Clark zufolge sei der Krieg vermeidbar gewesen. Allerdings hätten die involvierten Regierungen die Risiken ihrer jeweiligen Strategien nicht ausreichend überdacht oder erkannt. "Die Tatsache, dass man es mit fünf beziehungsweise sechs Grossmächten zu tun hatte, mit mehreren kleineren Akteuren auf dem Balkan, mit dem türkischen, mit dem osmanischen Reich, also, allein die Interaktionen zwischen diesen Exekutiven ergibt eine ungeheure Komplexität", sagt Clark. Hinzu komme, dass in Berlin, Wien oder St. Petersburg nicht klar gewesen sei, wer eigentlich das Sagen hatte. "Das hat zu einer wahnsinnigen Undurchschaubarkeit geführt", glaubt Clark.
Liest man Clarks Buch, bekommt man jedoch den Eindruck, dass vor allem Frankreich und Russland Kriegstreiber waren. Clark erläutert: "Der französische Präsident verspricht den Russen wiederholt, falls es auf dem Balkan zu einem Streit zwischen Österreich und Serbien kommt, dann sind die Franzosen bereit, in ihm einen Casus Belli zu sehen. Wir verstehen das auch als: 'Wenn die Russen eingreifen wollen, dann stehen wir ihnen zur Seite'". Die Krise, so formuliert es Clark, sei also schon eingearbeitet worden in das geostrategische Denken der französisch-russischen Allianz.

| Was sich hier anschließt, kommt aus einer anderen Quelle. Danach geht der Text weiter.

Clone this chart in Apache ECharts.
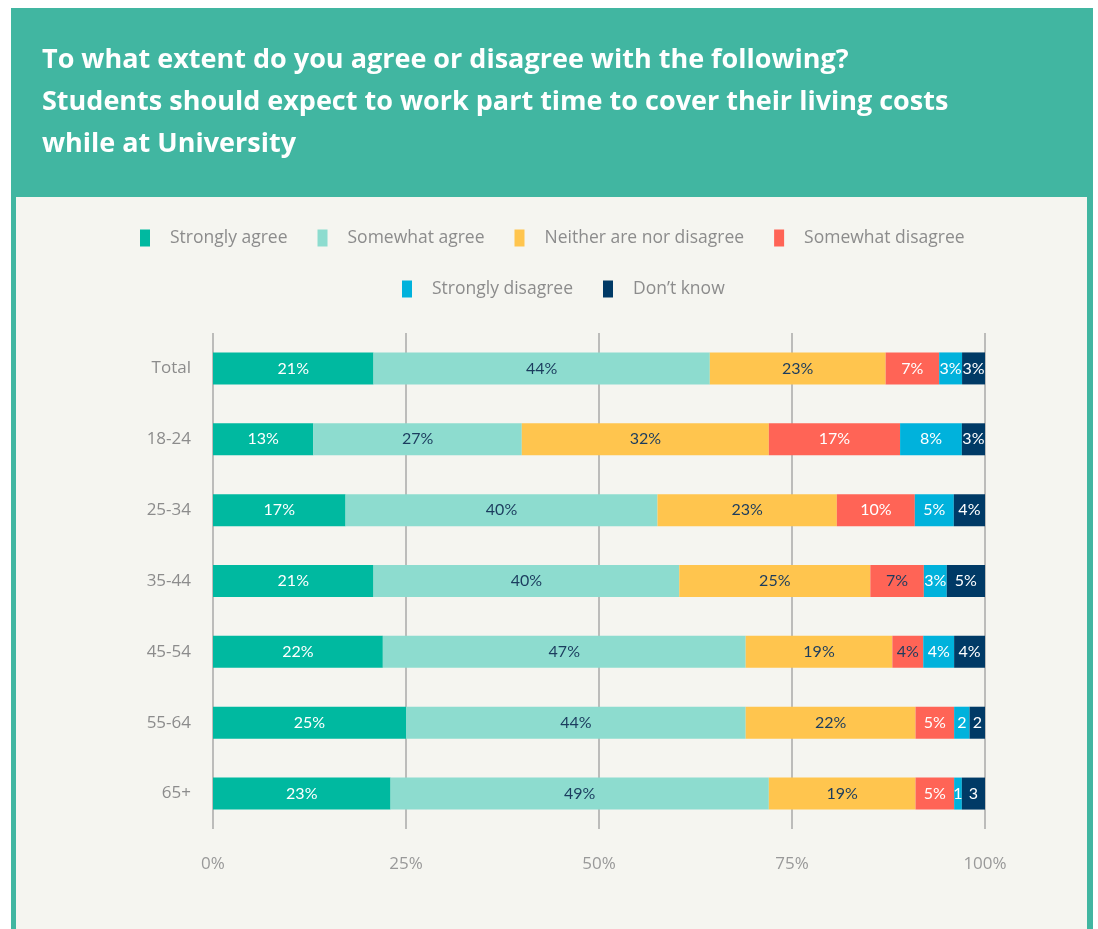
<!DOCTYPE html>
<html>
<head>
<meta charset="utf-8">
<script src="https://cdn.jsdelivr.net/npm/echarts@6/dist/echarts.min.js"></script>
<style>
html,body{margin:0;padding:0;background:#fff;}
#chart{width:1098px;height:929px;}
</style>
</head>
<body>
<div id="chart"></div>
<script>
const categories = ['Total', '18-24', '25-34', '35-44', '45-54', '55-64', '65+'];
const seriesNames = ['Strongly agree', 'Somewhat agree', 'Neither are nor disagree', 'Somewhat disagree', 'Strongly disagree', 'Don\u2019t know'];
const stronglyAgree    = [21, 13, 17, 21, 22, 25, 23];
const somewhatAgree    = [44, 27, 40, 40, 47, 44, 49];
const neither          = [23, 32, 23, 25, 19, 22, 19];
const somewhatDisagree = [7, 17, 10, 7, 4, 5, 5];
const stronglyDisagree = [3, 8, 5, 3, 4, 2, 1];
const dontKnow         = [3, 3, 4, 5, 4, 2, 3];
const xTicks = ['0%', '25%', '50%', '75%', '100%'];
// labels shown without "%" : [seriesIndex, rowIndex]
const plainLabels = [[4, 5], [5, 5], [4, 6], [5, 6]];
// labels drawn in dark text on the red segments: [seriesIndex, rowIndex]
const darkLabels = [[3, 3], [3, 4]];

const allValues = [stronglyAgree, somewhatAgree, neither, somewhatDisagree, stronglyDisagree, dontKnow];
const colors = ['#00b9a0', '#8ddccf', '#ffc54e', '#ff6456', '#00b2dc', '#003a66'];
const labelColors = ['#ffffff', '#1b3c5e', '#1b3c5e', '#ffffff', '#ffffff', '#ffffff'];
const navy = '#1b3c5e';

const rowSums = categories.map((c, i) => allValues.reduce((s, arr) => s + arr[i], 0));
const has = (list, s, r) => list.some(p => p[0] === s && p[1] === r);

const FONT = 'Open Sans';

const series = allValues.map((vals, s) => ({
  name: seriesNames[s],
  type: 'bar',
  stack: 'total',
  barWidth: 32,
  itemStyle: { color: colors[s] },
  label: {
    show: true,
    position: 'inside',
    fontFamily: 'Lato',
    fontSize: 16,
    color: labelColors[s]
  },
  data: vals.map((v, r) => ({
    value: v / rowSums[r] * 100,
    label: {
      formatter: has(plainLabels, s, r) ? String(v) : v + '%',
      color: has(darkLabels, s, r) ? navy : labelColors[s]
    }
  }))
}));

const legendCommon = {
  icon: 'rect',
  itemWidth: 10,
  itemHeight: 17,
  itemGap: 30,
  textStyle: { fontFamily: FONT, fontSize: 17.5, color: '#8c8c8c', padding: [0, 0, 0, 15] }
};

const chart = echarts.init(document.getElementById('chart'), null, { renderer: 'canvas' });
chart.setOption({
  animation: false,
  backgroundColor: '#ffffff',
  graphic: [
    { type: 'rect', z: -10, shape: { x: 11, y: 8, width: 1082, height: 921 }, style: { fill: '#41b6a1' } },
    { type: 'rect', z: -9, shape: { x: 16, y: 197, width: 1071, height: 732 }, style: { fill: '#f5f5f0' } }
  ],
  title: {
    text: 'To what extent do you agree or disagree with the following?\nStudents should expect to work part time to cover their living costs\nwhile at University',
    left: 37,
    top: 34,
    textStyle: { fontFamily: FONT, fontSize: 27, fontWeight: 'bold', color: '#ffffff', lineHeight: 42 }
  },
  legend: [
    Object.assign({}, legendCommon, { left: 135, top: 224, data: seriesNames.slice(0, 4) }),
    Object.assign({}, legendCommon, { left: 397, top: 275, data: seriesNames.slice(4) })
  ],
  grid: { left: 213, right: 113, top: 333, bottom: 100, containLabel: false },
  xAxis: {
    type: 'value',
    min: 0,
    max: 100,
    interval: 25,
    axisLine: { show: false },
    axisTick: { show: false },
    splitLine: { show: true, lineStyle: { color: '#a8a8a8', width: 1.5 } },
    axisLabel: {
      margin: 27,
      fontFamily: FONT,
      fontSize: 17,
      color: '#999999',
      formatter: (v) => xTicks[Math.round(v / 25)]
    }
  },
  yAxis: {
    type: 'category',
    data: categories,
    inverse: true,
    axisLine: { show: false },
    axisTick: { show: false },
    splitLine: { show: false },
    axisLabel: { margin: 22, fontFamily: FONT, fontSize: 17, color: '#8c8c8c' }
  },
  series: series
});
</script>
</body>
</html>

Grossmannssucht und Ängstlichkeit
Auch der Politikwissenschaftler Herfried Münkler hält die Meinung, Deutschland habe systematisch auf einen Krieg hingearbeitet, nicht mehr für haltbar. "Wenn wir den Ersten Weltkrieg nicht verstehen, wird uns das ganze 20. Jahrhundert ein Rätsel bleiben", heisst es in seinem neuen Buch "Der grosse Krieg". Auf über 900 Seiten stellt Münkler darin das Versagen der politischen Eliten dar und spricht von einer "Fatalismus-Falle", in die Europas Machthaber 1914 geraten.
Weil sie überzeugt sind, dass es ohnehin irgendwann zu Kriegshandlungen kommt, machen sie mobil. "Die Deutschen haben einen russischen Spion in der Botschaft in London und erfahren darüber, dass es Gespräche zwischen den Briten und den Russen über eine Marinekonvention gibt. Bethmann-Hollweg lässt sagen, das berührt vitale Interessen des Deutschen Reiches und der englische Aussenminister Grey sagt, wir führen diese Gespräche gar nicht. Bethmann-Hollweg weiss von diesem Zeitpunkt an, wir werden belogen. Und es erschüttert sein Vertrauen in die Briten, aber auch sein Vertrauen in seine eigene Politik", erzählt Münkler in einem Fernsehinterview mit dem RBB. Reichskanzler Bethmann-Hollweg, der sonst für seine moderate Haltung bekannt ist, lässt sich schliesslich von Generalstabschef Helmuth von Moltke zu einem Präventivkrieg hinreissen.
Damals scheiterten Politik und Militär an einer "Mischung aus Grossmannssucht und Ängstlichkeit", lautet Münklers Fazit. Es sei "das Pech der Deutschen" gewesen, dass sie sich in diesen Krieg verwickeln hätten lassen, und "dass sie bei der Entstehung dieses Kriegs auch noch so eine verheerende Rolle gespielt haben".